Skip the pictures. Set down, word for word, the lines from the start of the material up to and including the line with "const sitSignificantLevel = 5.75;".
··· MATERIAL PROVIDED ···
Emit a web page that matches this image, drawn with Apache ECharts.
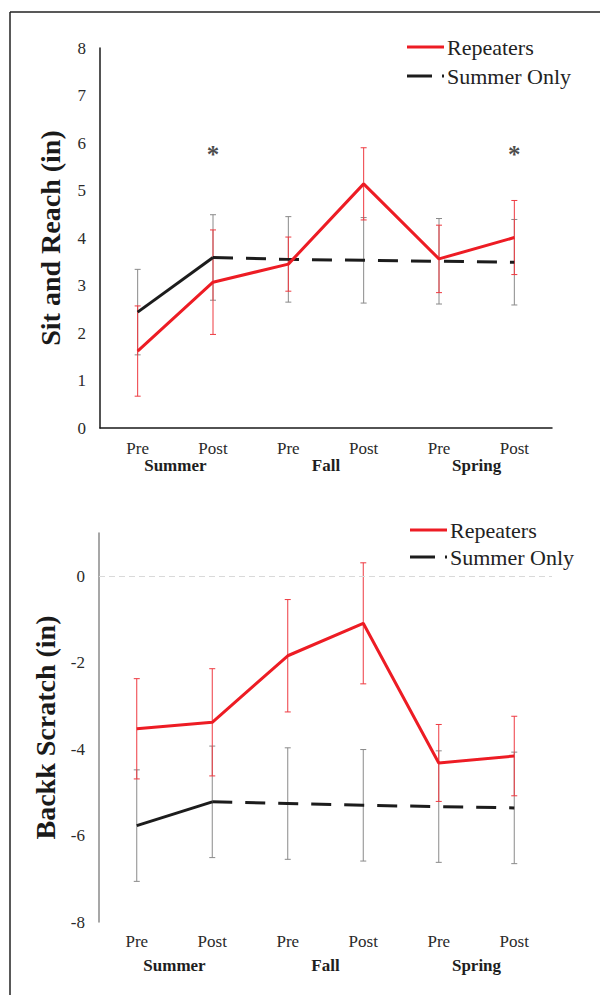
<!DOCTYPE html>
<html>
<head>
<meta charset="utf-8">
<script src="https://cdn.jsdelivr.net/npm/echarts@6/dist/echarts.min.js"></script>
<style>
  html, body { margin: 0; padding: 0; background: #fff; }
  #chart { width: 600px; height: 995px; }
</style>
</head>
<body>
<div id="chart"></div>
<script>
// ---- data ----
const categories = ['Pre', 'Post', 'Pre', 'Post', 'Pre', 'Post'];
const seasons = ['Summer', 'Fall', 'Spring'];

const sitRepeaters = [1.62, 3.07, 3.45, 5.14, 3.56, 4.01];
const sitRepeatersErr = [0.95, 1.10, 0.57, 0.76, 0.71, 0.78];
const sitSummerOnly = [2.44, 3.59, 3.55, 3.53, 3.51, 3.49];
const sitSummerOnlyErr = [0.90, 0.90, 0.90, 0.90, 0.90, 0.90];
const sitSignificant = ['', '*', '', '', '', '*'];
const sitSignificantLevel = 5.75;

const backRepeaters = [-3.53, -3.38, -1.84, -1.09, -4.32, -4.16];
const backRepeatersErr = [1.16, 1.24, 1.30, 1.40, 0.89, 0.92];
const backSummerOnly = [-5.77, -5.22, -5.26, -5.30, -5.33, -5.36];
const backSummerOnlyErr = [1.29, 1.29, 1.29, 1.29, 1.29, 1.29];

// ---- styling ----
const FONT = 'Liberation Serif';
const RED = '#ed1c24';
const RED_ERR = '#ee3a41';
const BLACK = '#1c1c1c';
const GRAY_ERR = '#8a8a8a';

function errData(mean, err) {
  return mean.map((m, i) => [i, m - err[i], m + err[i]]);
}
function errSeries(mean, err, color, axisIdx) {
  return {
    type: 'custom',
    xAxisIndex: axisIdx * 2,
    yAxisIndex: axisIdx,
    z: 1,
    silent: true,
    data: errData(mean, err),
    renderItem: function (params, api) {
      const x = api.value(0);
      const top = api.coord([x, api.value(2)]);
      const bot = api.coord([x, api.value(1)]);
      const w = 3;
      const st = { stroke: color, lineWidth: 1 };
      return {
        type: 'group',
        children: [
          { type: 'line', shape: { x1: top[0], y1: top[1], x2: bot[0], y2: bot[1] }, style: st },
          { type: 'line', shape: { x1: top[0] - w, y1: top[1], x2: top[0] + w, y2: top[1] }, style: st },
          { type: 'line', shape: { x1: bot[0] - w, y1: bot[1], x2: bot[0] + w, y2: bot[1] }, style: st }
        ]
      };
    }
  };
}
function summerOnlySeries(values, axisIdx, extra) {
  const solid = values.map((v, i) => (i <= 1 ? v : '-'));
  const dashed = values.map((v, i) => (i >= 1 ? v : '-'));
  return [
    Object.assign({
      name: 'Summer Only', type: 'line', xAxisIndex: axisIdx * 2, yAxisIndex: axisIdx,
      data: solid, symbol: 'none', z: 2, color: BLACK,
      lineStyle: { color: BLACK, width: 3 }
    }, extra || {}),
    {
      name: 'Summer Only', type: 'line', xAxisIndex: axisIdx * 2, yAxisIndex: axisIdx,
      data: dashed, symbol: 'none', z: 2, color: BLACK,
      lineStyle: { color: BLACK, width: 3, type: [20, 13] }
    }
  ];
}
function repeatersSeries(values, axisIdx) {
  return {
    name: 'Repeaters', type: 'line', xAxisIndex: axisIdx * 2, yAxisIndex: axisIdx,
    data: values, symbol: 'none', z: 3, color: RED,
    lineStyle: { color: RED, width: 3 }
  };
}

const legendData = [
  { name: 'Repeaters', icon: 'path://M0,0H37V3H0Z' },
  { name: 'Summer Only', icon: 'path://M0,0H25V3H0Z M35,0H37V3H35Z' }
];
function legend(left, top, gap) {
  return {
    data: legendData, orient: 'vertical', left: left, top: top,
    itemWidth: 37, itemHeight: 3, itemGap: gap, selectedMode: false,
    textStyle: { fontFamily: FONT, fontSize: 22, color: '#222', padding: [0, 0, 0, -2] }
  };
}

const catLabel = { fontFamily: FONT, fontSize: 17, color: '#2a2a2a' };
const grpLabel = { fontFamily: FONT, fontSize: 17, color: '#1e1e1e', fontWeight: 'bold' };

const option = {
  backgroundColor: '#fff',
  animation: false,
  legend: [legend(402, 31, 7), legend(405, 514, 5)],
  grid: [
    { left: 100, right: 48, top: 48, height: 380 },
    { left: 99, right: 48, top: 533, height: 389 }
  ],
  xAxis: [
    { gridIndex: 0, type: 'category', data: categories, boundaryGap: true,
      axisLine: { show: true, lineStyle: { color: '#1a1a1a', width: 1.5 } },
      axisTick: { show: false }, axisLabel: Object.assign({ margin: 12, interval: 0 }, catLabel) },
    { gridIndex: 0, type: 'category', data: seasons, position: 'bottom', offset: 17,
      axisLine: { show: false }, axisTick: { show: false },
      axisLabel: Object.assign({ margin: 12, interval: 0 }, grpLabel) },
    { gridIndex: 1, type: 'category', data: categories, boundaryGap: true,
      axisLine: { show: false }, axisTick: { show: false },
      axisLabel: Object.assign({ margin: 11, interval: 0 }, catLabel) },
    { gridIndex: 1, type: 'category', data: seasons, position: 'bottom', offset: 24,
      axisLine: { show: false }, axisTick: { show: false },
      axisLabel: Object.assign({ margin: 11, interval: 0 }, grpLabel) }
  ],
  yAxis: [
    { gridIndex: 0, type: 'value', min: 0, max: 8, interval: 1,
      name: 'Sit and Reach (in)', nameLocation: 'middle', nameGap: 36,
      nameTextStyle: { fontFamily: FONT, fontSize: 28, fontWeight: 'bold', color: '#1a1a1a' },
      axisLine: { show: true, lineStyle: { color: '#1a1a1a', width: 1.5 } },
      axisTick: { show: false }, splitLine: { show: false },
      axisLabel: Object.assign({ margin: 14 }, catLabel) },
    { gridIndex: 1, type: 'value', min: -8, max: 1, interval: 2,
      name: 'Backk Scratch (in)', nameLocation: 'middle', nameGap: 36,
      nameTextStyle: { fontFamily: FONT, fontSize: 28, fontWeight: 'bold', color: '#1a1a1a' },
      axisLine: { show: true, lineStyle: { color: '#8a8a8a', width: 1.5 } },
      axisTick: { show: false }, splitLine: { show: false },
      axisLabel: Object.assign({ margin: 14, showMaxLabel: false }, catLabel) }
  ],
  series: [
    ...summerOnlySeries(sitSummerOnly, 0),
    repeatersSeries(sitRepeaters, 0),
    errSeries(sitSummerOnly, sitSummerOnlyErr, GRAY_ERR, 0),
    errSeries(sitRepeaters, sitRepeatersErr, RED_ERR, 0),
    {
      type: 'scatter', xAxisIndex: 0, yAxisIndex: 0, silent: true,
      symbolSize: 1, itemStyle: { color: 'rgba(0,0,0,0)' },
      data: sitSignificant.map((s, i) => (s ? [i, sitSignificantLevel, s] : null)).filter(Boolean),
      label: { show: true, position: 'inside', formatter: p => p.value[2],
        fontFamily: FONT, fontSize: 25, fontWeight: 'bold', color: '#1a1a1a' }
    },
    ...summerOnlySeries(backSummerOnly, 1, {
      markLine: { silent: true, symbol: 'none', label: { show: false },
        lineStyle: { color: '#d9d9d9', type: [6, 4], width: 1 },
        data: [{ yAxis: 0 }] }
    }),
    repeatersSeries(backRepeaters, 1),
    errSeries(backSummerOnly, backSummerOnlyErr, GRAY_ERR, 1),
    errSeries(backRepeaters, backRepeatersErr, RED_ERR, 1)
  ],
  graphic: [
    { type: 'line', silent: true, shape: { x1: 10, y1: 12, x2: 600, y2: 12 },
      style: { stroke: '#222', lineWidth: 1.5 } },
    { type: 'line', silent: true, shape: { x1: 10, y1: 12, x2: 10, y2: 995 },
      style: { stroke: '#222', lineWidth: 1.5 } }
  ]
};

const chart = echarts.init(document.getElementById('chart'), null, { renderer: 'svg' });
chart.setOption(option);
</script>
</body>
</html>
···
» COMPLETE ANSWER:
Emit a web page that matches this image, drawn with Apache ECharts.
<!DOCTYPE html>
<html>
<head>
<meta charset="utf-8">
<script src="https://cdn.jsdelivr.net/npm/echarts@6/dist/echarts.min.js"></script>
<style>
  html, body { margin: 0; padding: 0; background: #fff; }
  #chart { width: 600px; height: 995px; }
</style>
</head>
<body>
<div id="chart"></div>
<script>
// ---- data ----
const categories = ['Pre', 'Post', 'Pre', 'Post', 'Pre', 'Post'];
const seasons = ['Summer', 'Fall', 'Spring'];

const sitRepeaters = [1.62, 3.07, 3.45, 5.14, 3.56, 4.01];
const sitRepeatersErr = [0.95, 1.10, 0.57, 0.76, 0.71, 0.78];
const sitSummerOnly = [2.44, 3.59, 3.55, 3.53, 3.51, 3.49];
const sitSummerOnlyErr = [0.90, 0.90, 0.90, 0.90, 0.90, 0.90];
const sitSignificant = ['', '*', '', '', '', '*'];
const sitSignificantLevel = 5.75;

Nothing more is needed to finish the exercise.